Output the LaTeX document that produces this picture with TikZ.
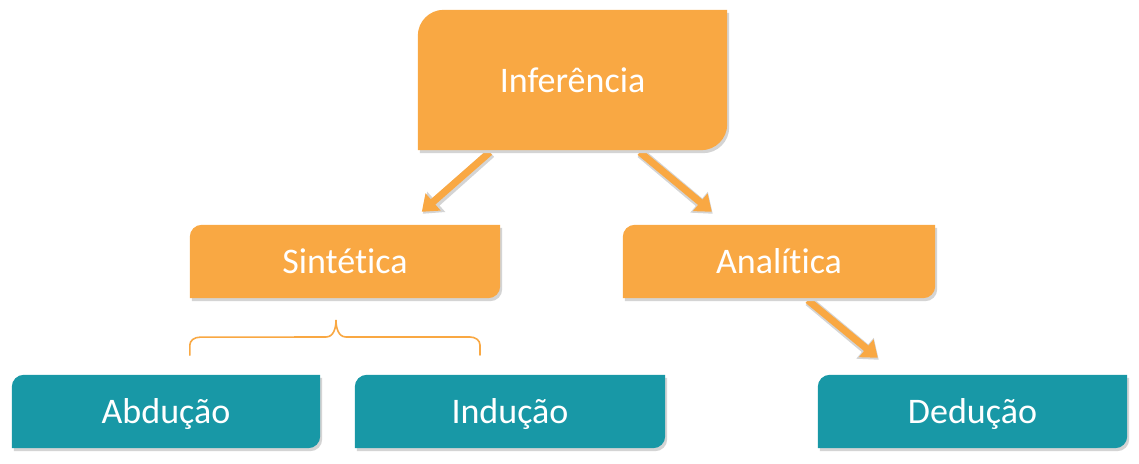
\documentclass[tikz,border=0pt]{standalone}
\usepackage{fontspec}
\setmainfont{Carlito}[Ligatures={NoCommon}]
\usetikzlibrary{arrows.meta,calc,backgrounds}
\definecolor{orng}{HTML}{F9A843}
\definecolor{teal2}{HTML}{1898A6}
\definecolor{shd}{HTML}{D4D4D4}
\tikzset{
  lbl/.style={text=white,font=\fontsize{36}{40}\selectfont,inner sep=0pt,text depth=0pt},
  arr/.style={orng,line width=7pt,-{Triangle[width=22pt,length=15pt]}},
  arrshadow/.style={shd,line width=10pt,-{Triangle[width=26pt,length=18pt]}},
  bracestyle/.style={orng,line width=1.6pt,line cap=round}
}
\newcommand\cardshape[3]{% node, radius, color
  \fill[shd] let \p1=(#1.south west), \p2=(#1.north east) in
    (\x1+2pt,\y1-3pt) -- (\x1+2pt,\y2-#2-3pt) arc[start angle=180,end angle=90,radius=#2]
    -- (\x2+2pt,\y2-3pt) -- (\x2+2pt,\y1+#2-3pt) arc[start angle=0,end angle=-90,radius=#2] -- cycle;
  \fill[#3] let \p1=(#1.south west), \p2=(#1.north east) in
    (\x1,\y1) -- (\x1,\y2-#2) arc[start angle=180,end angle=90,radius=#2]
    -- (\x2,\y2) -- (\x2,\y1+#2) arc[start angle=0,end angle=-90,radius=#2] -- cycle;
}
\begin{document}
\begin{tikzpicture}[x=1pt,y=1pt]
\useasboundingbox (0,0) rectangle (1139,463);
\node[lbl,minimum width=309pt,minimum height=140pt] (inf) at (572.5,383) {Inferência};
\node[lbl,minimum width=310pt,minimum height=73pt] (sin) at (345,201.5) {Sintética};
\node[lbl,minimum width=312pt,minimum height=73pt] (ana) at (779,201.5) {Analítica};
\node[lbl,minimum width=308pt,minimum height=73pt] (abd) at (166,51.5) {Abdução};
\node[lbl,minimum width=310pt,minimum height=73pt] (ind) at (510,51.5) {Indução};
\node[lbl,minimum width=309pt,minimum height=73pt] (ded) at (972.5,51.5) {Dedução};
% arrows
\coordinate (a1s) at ($(inf.south west)+(72,-2)$);
\coordinate (a1e) at ($(sin.north west)+(232,13)$);
\coordinate (a2s) at ($(inf.south west)+(222,-2)$);
\coordinate (a2e) at ($(ana.north west)+(89,13)$);
\coordinate (a3s) at ($(ana.south west)+(185,-2)$);
\coordinate (a3e) at ($(ded.north west)+(60,17)$);
\begin{scope}[on background layer]
  \fill[white] (0,0) rectangle (1139,463);
  \draw[arrshadow] ($(a1s)+(1,-1)$) -- ($(a1e)+(1,-2)$);
  \draw[arrshadow] ($(a2s)+(1,-1)$) -- ($(a2e)+(1,-2)$);
  \draw[arrshadow] ($(a3s)+(1,-1)$) -- ($(a3e)+(1,-2)$);
  \draw[arr] (a1s) -- (a1e);
  \draw[arr] (a2s) -- (a2e);
  \draw[arr] (a3s) -- (a3e);
  \cardshape{inf}{26pt}{orng}
  \cardshape{sin}{12pt}{orng}
  \cardshape{ana}{12pt}{orng}
  \cardshape{abd}{12pt}{teal2}
  \cardshape{ind}{12pt}{teal2}
  \cardshape{ded}{12pt}{teal2}
\end{scope}
% brace
\coordinate (bl) at ($(sin.south west)+(0,-57)$);
\draw[bracestyle] (bl) -- ++(0,10) to[out=90,in=180] ++(10,8) -- (326,126)
  to[out=0,in=-90] (336,143) to[out=-90,in=180] (346,126) -- (470,126)
  to[out=0,in=90] (480,118) -- (480,108);
\end{tikzpicture}
\end{document}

--- --- ---

Goal of the exercise -> In your copy of the listing above, reproduce each line exactly and omit all pictures.

Complete output ->
Output the LaTeX document that produces this picture with TikZ.
\documentclass[tikz,border=0pt]{standalone}
\usepackage{fontspec}
\setmainfont{Carlito}[Ligatures={NoCommon}]
\usetikzlibrary{arrows.meta,calc,backgrounds}
\definecolor{orng}{HTML}{F9A843}
\definecolor{teal2}{HTML}{1898A6}
\definecolor{shd}{HTML}{D4D4D4}
\tikzset{
  lbl/.style={text=white,font=\fontsize{36}{40}\selectfont,inner sep=0pt,text depth=0pt},
  arr/.style={orng,line width=7pt,-{Triangle[width=22pt,length=15pt]}},
  arrshadow/.style={shd,line width=10pt,-{Triangle[width=26pt,length=18pt]}},
  bracestyle/.style={orng,line width=1.6pt,line cap=round}
}
\newcommand\cardshape[3]{% node, radius, color
  \fill[shd] let \p1=(#1.south west), \p2=(#1.north east) in
    (\x1+2pt,\y1-3pt) -- (\x1+2pt,\y2-#2-3pt) arc[start angle=180,end angle=90,radius=#2]
    -- (\x2+2pt,\y2-3pt) -- (\x2+2pt,\y1+#2-3pt) arc[start angle=0,end angle=-90,radius=#2] -- cycle;
  \fill[#3] let \p1=(#1.south west), \p2=(#1.north east) in
    (\x1,\y1) -- (\x1,\y2-#2) arc[start angle=180,end angle=90,radius=#2]
    -- (\x2,\y2) -- (\x2,\y1+#2) arc[start angle=0,end angle=-90,radius=#2] -- cycle;
}
\begin{document}
\begin{tikzpicture}[x=1pt,y=1pt]
\useasboundingbox (0,0) rectangle (1139,463);
\node[lbl,minimum width=309pt,minimum height=140pt] (inf) at (572.5,383) {Inferência};
\node[lbl,minimum width=310pt,minimum height=73pt] (sin) at (345,201.5) {Sintética};
\node[lbl,minimum width=312pt,minimum height=73pt] (ana) at (779,201.5) {Analítica};
\node[lbl,minimum width=308pt,minimum height=73pt] (abd) at (166,51.5) {Abdução};
\node[lbl,minimum width=310pt,minimum height=73pt] (ind) at (510,51.5) {Indução};
\node[lbl,minimum width=309pt,minimum height=73pt] (ded) at (972.5,51.5) {Dedução};
% arrows
\coordinate (a1s) at ($(inf.south west)+(72,-2)$);
\coordinate (a1e) at ($(sin.north west)+(232,13)$);
\coordinate (a2s) at ($(inf.south west)+(222,-2)$);
\coordinate (a2e) at ($(ana.north west)+(89,13)$);
\coordinate (a3s) at ($(ana.south west)+(185,-2)$);
\coordinate (a3e) at ($(ded.north west)+(60,17)$);
\begin{scope}[on background layer]
  \fill[white] (0,0) rectangle (1139,463);
  \draw[arrshadow] ($(a1s)+(1,-1)$) -- ($(a1e)+(1,-2)$);
  \draw[arrshadow] ($(a2s)+(1,-1)$) -- ($(a2e)+(1,-2)$);
  \draw[arrshadow] ($(a3s)+(1,-1)$) -- ($(a3e)+(1,-2)$);
  \draw[arr] (a1s) -- (a1e);
  \draw[arr] (a2s) -- (a2e);
  \draw[arr] (a3s) -- (a3e);
  \cardshape{inf}{26pt}{orng}
  \cardshape{sin}{12pt}{orng}
  \cardshape{ana}{12pt}{orng}
  \cardshape{abd}{12pt}{teal2}
  \cardshape{ind}{12pt}{teal2}
  \cardshape{ded}{12pt}{teal2}
\end{scope}
% brace
\coordinate (bl) at ($(sin.south west)+(0,-57)$);
\draw[bracestyle] (bl) -- ++(0,10) to[out=90,in=180] ++(10,8) -- (326,126)
  to[out=0,in=-90] (336,143) to[out=-90,in=180] (346,126) -- (470,126)
  to[out=0,in=90] (480,118) -- (480,108);
\end{tikzpicture}
\end{document}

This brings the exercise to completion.